### RECORDED INFORMATION
-=-=-

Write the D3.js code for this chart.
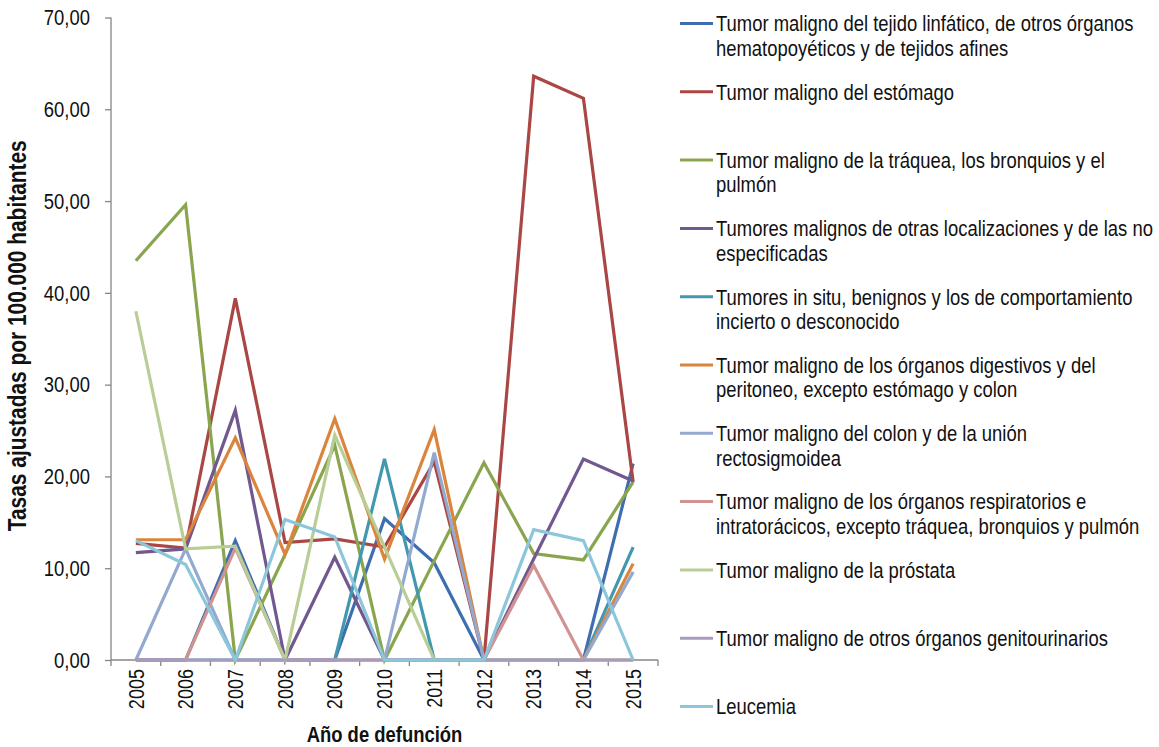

-=-=-

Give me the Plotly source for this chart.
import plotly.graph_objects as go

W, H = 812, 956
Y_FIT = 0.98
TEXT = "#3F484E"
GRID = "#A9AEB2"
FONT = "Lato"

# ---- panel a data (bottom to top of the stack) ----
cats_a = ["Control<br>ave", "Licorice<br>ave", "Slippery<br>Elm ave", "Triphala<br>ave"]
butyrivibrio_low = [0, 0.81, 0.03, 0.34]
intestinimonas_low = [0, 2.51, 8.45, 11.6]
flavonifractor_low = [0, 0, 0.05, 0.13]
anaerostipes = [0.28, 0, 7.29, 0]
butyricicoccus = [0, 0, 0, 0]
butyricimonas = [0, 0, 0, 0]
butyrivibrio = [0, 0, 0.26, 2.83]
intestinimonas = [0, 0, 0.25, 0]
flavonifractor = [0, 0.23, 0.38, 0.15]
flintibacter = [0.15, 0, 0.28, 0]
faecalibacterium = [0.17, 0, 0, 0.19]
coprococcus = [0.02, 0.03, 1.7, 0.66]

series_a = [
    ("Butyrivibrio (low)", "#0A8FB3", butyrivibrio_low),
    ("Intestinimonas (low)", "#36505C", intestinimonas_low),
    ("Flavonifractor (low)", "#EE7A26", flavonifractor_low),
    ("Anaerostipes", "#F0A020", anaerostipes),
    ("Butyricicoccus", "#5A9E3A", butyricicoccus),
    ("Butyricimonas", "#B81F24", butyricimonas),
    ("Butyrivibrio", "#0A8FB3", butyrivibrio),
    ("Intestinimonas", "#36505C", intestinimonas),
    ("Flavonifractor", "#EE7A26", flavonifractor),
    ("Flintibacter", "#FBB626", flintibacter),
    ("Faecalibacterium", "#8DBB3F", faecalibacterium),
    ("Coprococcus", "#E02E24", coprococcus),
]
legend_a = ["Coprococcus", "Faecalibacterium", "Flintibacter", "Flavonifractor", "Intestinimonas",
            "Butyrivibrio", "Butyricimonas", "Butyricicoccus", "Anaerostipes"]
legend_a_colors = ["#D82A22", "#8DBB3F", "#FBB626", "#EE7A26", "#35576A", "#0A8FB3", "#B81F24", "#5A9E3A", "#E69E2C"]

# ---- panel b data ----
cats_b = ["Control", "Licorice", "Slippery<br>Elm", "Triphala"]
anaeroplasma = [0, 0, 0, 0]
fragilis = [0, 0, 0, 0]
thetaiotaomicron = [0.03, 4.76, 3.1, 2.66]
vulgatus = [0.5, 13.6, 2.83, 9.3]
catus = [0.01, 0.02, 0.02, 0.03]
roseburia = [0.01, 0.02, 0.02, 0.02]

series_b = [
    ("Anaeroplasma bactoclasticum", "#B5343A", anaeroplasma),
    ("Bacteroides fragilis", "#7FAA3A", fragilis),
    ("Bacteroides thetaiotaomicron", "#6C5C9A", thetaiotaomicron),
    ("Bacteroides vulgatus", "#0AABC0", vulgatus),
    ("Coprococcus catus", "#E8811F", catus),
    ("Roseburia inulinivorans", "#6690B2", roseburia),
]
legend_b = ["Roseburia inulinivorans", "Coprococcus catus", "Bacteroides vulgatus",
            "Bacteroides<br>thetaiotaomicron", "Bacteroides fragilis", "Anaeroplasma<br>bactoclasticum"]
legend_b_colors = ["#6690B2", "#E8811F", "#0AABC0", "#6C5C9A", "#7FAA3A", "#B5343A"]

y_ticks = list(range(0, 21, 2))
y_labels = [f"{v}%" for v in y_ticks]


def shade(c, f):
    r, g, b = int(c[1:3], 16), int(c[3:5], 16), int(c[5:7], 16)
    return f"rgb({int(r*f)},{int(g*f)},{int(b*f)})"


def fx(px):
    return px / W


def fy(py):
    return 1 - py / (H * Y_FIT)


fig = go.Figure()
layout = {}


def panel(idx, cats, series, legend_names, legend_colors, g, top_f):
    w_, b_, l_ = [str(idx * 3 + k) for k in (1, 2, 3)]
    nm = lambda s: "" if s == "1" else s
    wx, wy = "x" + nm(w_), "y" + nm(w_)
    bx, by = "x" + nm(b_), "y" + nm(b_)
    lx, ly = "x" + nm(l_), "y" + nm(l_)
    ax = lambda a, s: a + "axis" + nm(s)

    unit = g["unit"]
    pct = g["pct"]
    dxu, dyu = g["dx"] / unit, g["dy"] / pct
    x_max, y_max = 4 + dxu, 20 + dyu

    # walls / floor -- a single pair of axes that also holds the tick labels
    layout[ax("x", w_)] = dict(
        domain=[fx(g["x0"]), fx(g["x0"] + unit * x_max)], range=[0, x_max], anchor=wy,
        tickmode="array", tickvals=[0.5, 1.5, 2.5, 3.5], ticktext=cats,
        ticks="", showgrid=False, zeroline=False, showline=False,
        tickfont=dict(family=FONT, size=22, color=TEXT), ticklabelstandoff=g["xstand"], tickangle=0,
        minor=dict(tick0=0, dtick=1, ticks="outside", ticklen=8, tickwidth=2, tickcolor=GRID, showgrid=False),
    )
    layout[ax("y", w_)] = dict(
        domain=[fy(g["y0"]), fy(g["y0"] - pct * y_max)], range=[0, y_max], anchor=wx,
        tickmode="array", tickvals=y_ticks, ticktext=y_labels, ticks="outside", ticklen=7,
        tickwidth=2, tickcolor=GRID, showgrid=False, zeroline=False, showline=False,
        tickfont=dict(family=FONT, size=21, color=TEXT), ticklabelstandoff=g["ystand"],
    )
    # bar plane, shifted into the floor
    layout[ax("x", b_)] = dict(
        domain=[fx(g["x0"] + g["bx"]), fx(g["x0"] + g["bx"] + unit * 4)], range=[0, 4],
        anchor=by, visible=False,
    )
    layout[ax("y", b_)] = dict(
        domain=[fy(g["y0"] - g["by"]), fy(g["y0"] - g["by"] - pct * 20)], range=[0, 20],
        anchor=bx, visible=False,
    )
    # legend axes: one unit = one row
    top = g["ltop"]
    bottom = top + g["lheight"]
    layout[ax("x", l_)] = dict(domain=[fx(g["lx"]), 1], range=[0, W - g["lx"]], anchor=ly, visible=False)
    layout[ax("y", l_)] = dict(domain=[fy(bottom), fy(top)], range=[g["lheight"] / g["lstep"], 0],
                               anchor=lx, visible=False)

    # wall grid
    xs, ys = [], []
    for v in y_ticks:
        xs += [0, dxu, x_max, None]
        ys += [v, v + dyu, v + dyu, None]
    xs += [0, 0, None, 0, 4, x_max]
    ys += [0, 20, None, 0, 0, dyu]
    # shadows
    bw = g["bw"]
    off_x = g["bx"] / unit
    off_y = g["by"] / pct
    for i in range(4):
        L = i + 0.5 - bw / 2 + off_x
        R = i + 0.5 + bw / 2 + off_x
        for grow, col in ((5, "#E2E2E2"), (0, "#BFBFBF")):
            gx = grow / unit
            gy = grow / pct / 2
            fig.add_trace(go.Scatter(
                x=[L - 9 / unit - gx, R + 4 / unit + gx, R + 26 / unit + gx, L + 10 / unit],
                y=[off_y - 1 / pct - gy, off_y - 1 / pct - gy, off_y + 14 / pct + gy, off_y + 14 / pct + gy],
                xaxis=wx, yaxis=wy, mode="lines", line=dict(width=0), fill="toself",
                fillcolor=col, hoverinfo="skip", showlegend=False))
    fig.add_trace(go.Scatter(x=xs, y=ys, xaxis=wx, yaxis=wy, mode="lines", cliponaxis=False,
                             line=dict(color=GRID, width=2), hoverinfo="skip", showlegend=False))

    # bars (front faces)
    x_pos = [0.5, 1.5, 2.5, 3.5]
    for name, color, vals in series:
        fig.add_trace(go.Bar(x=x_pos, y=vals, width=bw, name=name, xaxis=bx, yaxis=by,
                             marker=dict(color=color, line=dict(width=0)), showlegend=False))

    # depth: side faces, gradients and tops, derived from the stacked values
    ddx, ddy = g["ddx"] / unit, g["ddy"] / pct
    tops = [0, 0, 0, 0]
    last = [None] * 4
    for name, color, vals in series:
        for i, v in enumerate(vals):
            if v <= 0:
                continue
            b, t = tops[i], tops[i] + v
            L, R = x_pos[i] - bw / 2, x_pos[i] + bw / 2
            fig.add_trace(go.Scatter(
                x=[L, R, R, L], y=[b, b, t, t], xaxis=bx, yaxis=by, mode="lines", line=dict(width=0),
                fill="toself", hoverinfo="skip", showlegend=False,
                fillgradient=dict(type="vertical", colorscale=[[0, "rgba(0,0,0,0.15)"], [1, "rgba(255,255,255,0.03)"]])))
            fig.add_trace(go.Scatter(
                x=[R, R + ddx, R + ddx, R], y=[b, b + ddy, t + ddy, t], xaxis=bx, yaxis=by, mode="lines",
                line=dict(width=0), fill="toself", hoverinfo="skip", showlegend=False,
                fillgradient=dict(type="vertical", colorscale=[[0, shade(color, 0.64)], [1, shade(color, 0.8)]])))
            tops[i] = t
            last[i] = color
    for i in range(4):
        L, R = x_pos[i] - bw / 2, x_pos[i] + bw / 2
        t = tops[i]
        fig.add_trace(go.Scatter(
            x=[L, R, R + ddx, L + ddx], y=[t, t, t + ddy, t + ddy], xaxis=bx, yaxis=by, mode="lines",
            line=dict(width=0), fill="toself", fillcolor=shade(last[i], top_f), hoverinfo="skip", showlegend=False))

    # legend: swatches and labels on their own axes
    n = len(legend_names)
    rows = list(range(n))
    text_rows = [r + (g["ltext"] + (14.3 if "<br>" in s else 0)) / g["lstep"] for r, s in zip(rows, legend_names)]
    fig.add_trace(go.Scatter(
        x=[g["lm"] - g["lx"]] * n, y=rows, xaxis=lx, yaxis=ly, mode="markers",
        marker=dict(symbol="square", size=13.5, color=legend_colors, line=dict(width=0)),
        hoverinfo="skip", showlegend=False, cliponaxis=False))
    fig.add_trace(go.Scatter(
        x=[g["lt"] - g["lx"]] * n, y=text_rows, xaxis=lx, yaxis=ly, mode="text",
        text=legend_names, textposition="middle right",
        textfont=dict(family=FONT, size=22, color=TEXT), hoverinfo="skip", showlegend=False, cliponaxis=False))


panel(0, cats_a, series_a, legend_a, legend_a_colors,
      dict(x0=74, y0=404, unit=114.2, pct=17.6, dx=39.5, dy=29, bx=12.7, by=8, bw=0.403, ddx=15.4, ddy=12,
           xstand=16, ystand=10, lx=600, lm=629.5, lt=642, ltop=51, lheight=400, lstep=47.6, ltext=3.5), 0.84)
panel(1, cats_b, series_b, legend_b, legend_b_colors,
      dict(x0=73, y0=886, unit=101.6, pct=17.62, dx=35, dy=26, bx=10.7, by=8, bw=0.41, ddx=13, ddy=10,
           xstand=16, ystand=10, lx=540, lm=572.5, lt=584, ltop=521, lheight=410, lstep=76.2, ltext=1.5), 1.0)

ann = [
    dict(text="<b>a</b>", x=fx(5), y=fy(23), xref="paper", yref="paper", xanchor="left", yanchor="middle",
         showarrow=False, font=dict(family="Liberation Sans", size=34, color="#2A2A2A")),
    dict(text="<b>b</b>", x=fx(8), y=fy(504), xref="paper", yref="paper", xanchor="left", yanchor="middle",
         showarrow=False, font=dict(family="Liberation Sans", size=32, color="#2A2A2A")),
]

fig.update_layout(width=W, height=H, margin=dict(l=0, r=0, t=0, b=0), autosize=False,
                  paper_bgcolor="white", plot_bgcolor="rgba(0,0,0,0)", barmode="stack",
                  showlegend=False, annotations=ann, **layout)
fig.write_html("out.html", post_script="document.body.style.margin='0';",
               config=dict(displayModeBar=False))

-=-=-

### WHAT IS NEEDED
Give the number of lines in the records above that contain the word "this". Reply with that number alone.

### SOLUTION
2